What's for Lunch: Chicken Fajita

By Ed Bruske
aka The Slow Cook

Chartwells at its menu website advertised this as "spicy chicken fajita with roasted onions and peppers in a whole wheat tortilla." Honestly, I'm not seeing the roasted onions and peppers. What I'm seeing is corn and black beans, probably frozen corn and canned black beans.

The menu also called for "Southwest pinto beans," so I suppose you'd have to count the black beans as a substitution. On the side is a "salsa cup." I heard one girl remark, "I really like the salsa," but I didn't get a chance to taste it.

Would this qualify as one of those instances of over-hyping a menu?

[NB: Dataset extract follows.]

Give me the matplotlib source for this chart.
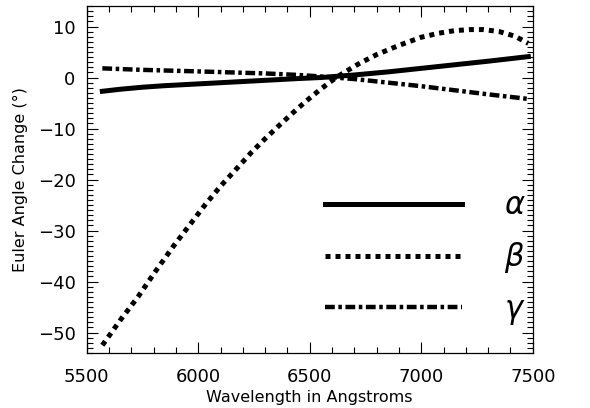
import numpy as np
import matplotlib
matplotlib.use("Agg")
import matplotlib.pyplot as plt
from matplotlib.ticker import MultipleLocator

# Euler angle changes vs wavelength
wl_alpha = [5570, 5650, 5750, 5850, 6000, 6150, 6300, 6450, 6550, 6700, 6850, 7000, 7150, 7300, 7480]
alpha = [-2.7, -2.3, -1.9, -1.6, -1.25, -0.9, -0.55, -0.2, 0.0, 0.5, 1.1, 1.8, 2.5, 3.2, 4.1]

wl_beta = [5570, 5650, 5730, 5810, 5890, 5960, 6030, 6100, 6180, 6240, 6300, 6370,
           6440, 6490, 6540, 6590, 6640, 6720, 6800, 6900, 7000, 7080, 7150, 7220,
           7280, 7350, 7420, 7480]
beta = [-52.5, -47.6, -43.0, -37.9, -33.0, -29.0, -25.0, -21.3, -17.5, -14.6, -12.0, -9.1,
        -6.3, -4.4, -2.6, -0.9, 0.6, 2.7, 4.5, 6.3, 7.9, 8.7, 9.2, 9.4,
        9.4, 9.0, 8.1, 6.7]

wl_gamma = [5570, 5750, 6000, 6150, 6300, 6450, 6550, 6700, 6850, 7000, 7150, 7300, 7480]
gamma = [1.8, 1.5, 1.2, 1.0, 0.8, 0.5, 0.2, -0.3, -1.0, -1.7, -2.5, -3.3, -4.2]

labels = [r"$\alpha$", r"$\beta$", r"$\gamma$"]

fig = plt.figure(figsize=(5.9, 4.08), dpi=100)
ax = fig.add_axes([0.147, 0.135, 0.756, 0.85])

ax.plot(wl_alpha, alpha, color="black", lw=3.6, ls="-", label=labels[0])
ax.plot(wl_beta, beta, color="black", lw=3.6, ls=(0, (1, 1)), label=labels[1])
ax.plot(wl_gamma, gamma, color="black", lw=3.2, ls=(0, (2.2, 0.8, 0.8, 0.8)), label=labels[2])

ax.set_xlim(5500, 7500)
ax.set_ylim(-54, 14)
ax.xaxis.set_major_locator(MultipleLocator(500))
ax.xaxis.set_minor_locator(MultipleLocator(100))
ax.yaxis.set_major_locator(MultipleLocator(10))
ax.yaxis.set_minor_locator(MultipleLocator(1))
ax.tick_params(which="both", direction="in", top=True, right=True, width=0.8)
ax.tick_params(which="major", length=8, labelsize=13)
ax.tick_params(axis="x", which="major", pad=11)
ax.tick_params(axis="y", which="major", pad=8)
ax.tick_params(which="minor", length=4)
for s in ax.spines.values():
    s.set_linewidth(0.9)

ax.set_xlabel("Wavelength in Angstroms", fontsize=11.5, labelpad=3)
ax.set_ylabel("Euler Angle Change (°)", fontsize=11.5, labelpad=7)

leg = ax.legend(loc="center left", bbox_to_anchor=(0.472, 0.27), frameon=False,
                fontsize=22, handlelength=4.5, handletextpad=1.35, labelspacing=0.65)

fig.savefig("out.png", dpi=100)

The menu also called for a "locally grown apple," but this looks more like canned peaches. Since the schools receive an extra five cents for every lunch meal that contains a locally grown product, I wonder how they account for meals that say they're supposed to have a locally grown piece of fruit but then don't deliver.

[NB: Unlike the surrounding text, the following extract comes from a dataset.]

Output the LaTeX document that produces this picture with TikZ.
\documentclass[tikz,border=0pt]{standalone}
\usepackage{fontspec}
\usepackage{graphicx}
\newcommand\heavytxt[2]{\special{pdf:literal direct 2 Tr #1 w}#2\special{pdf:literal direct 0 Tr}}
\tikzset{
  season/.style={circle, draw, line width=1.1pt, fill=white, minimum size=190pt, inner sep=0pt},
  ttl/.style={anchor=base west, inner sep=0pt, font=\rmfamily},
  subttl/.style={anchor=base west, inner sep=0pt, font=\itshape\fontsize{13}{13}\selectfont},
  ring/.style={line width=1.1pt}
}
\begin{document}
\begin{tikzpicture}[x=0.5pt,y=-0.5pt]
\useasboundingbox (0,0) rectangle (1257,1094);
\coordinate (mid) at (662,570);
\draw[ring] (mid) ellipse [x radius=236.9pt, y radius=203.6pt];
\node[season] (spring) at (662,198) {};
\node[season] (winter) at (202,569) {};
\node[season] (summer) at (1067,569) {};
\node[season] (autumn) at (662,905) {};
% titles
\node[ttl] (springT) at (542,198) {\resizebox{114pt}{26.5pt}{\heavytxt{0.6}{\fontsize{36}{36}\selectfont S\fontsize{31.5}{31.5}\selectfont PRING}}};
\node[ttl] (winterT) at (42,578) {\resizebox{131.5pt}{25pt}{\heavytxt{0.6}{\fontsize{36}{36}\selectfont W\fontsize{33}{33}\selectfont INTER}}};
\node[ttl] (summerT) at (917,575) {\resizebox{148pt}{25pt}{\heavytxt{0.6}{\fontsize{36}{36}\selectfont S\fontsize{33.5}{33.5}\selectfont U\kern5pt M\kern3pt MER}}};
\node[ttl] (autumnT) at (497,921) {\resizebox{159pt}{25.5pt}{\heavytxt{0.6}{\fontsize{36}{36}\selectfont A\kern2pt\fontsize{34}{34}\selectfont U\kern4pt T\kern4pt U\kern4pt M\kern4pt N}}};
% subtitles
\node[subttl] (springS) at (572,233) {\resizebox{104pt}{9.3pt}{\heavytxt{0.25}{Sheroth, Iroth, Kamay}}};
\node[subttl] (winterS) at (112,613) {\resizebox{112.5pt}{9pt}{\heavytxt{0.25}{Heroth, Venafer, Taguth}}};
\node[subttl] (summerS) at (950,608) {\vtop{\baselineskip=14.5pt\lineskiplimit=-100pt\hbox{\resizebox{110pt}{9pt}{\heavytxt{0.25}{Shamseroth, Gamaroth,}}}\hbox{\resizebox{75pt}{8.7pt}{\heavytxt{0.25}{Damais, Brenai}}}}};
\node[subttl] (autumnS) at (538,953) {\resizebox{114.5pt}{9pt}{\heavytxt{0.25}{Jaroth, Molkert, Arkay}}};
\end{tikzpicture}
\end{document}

In case you were wondering where the chicken was on this chicken fajita, some of the kids opted not to take the corn and beans, revealing the chicken underneath. This is diced chicken that arrives at the schools pre-cooked and frozen. Add the salsa and I suppose it wouldn't look so plain.

Here's the alternate for Mondays: a whole wheat bagel with sunflower butter, string cheese and "marinated tomato and cucumber salad." The vegetables sure brighten up this tray, but I don't see much marinade. If you were a kid, would you eat this?
Not pictured: the sunflower butter and the other half of the bagel. Maybe it was being eaten when I snapped this photo.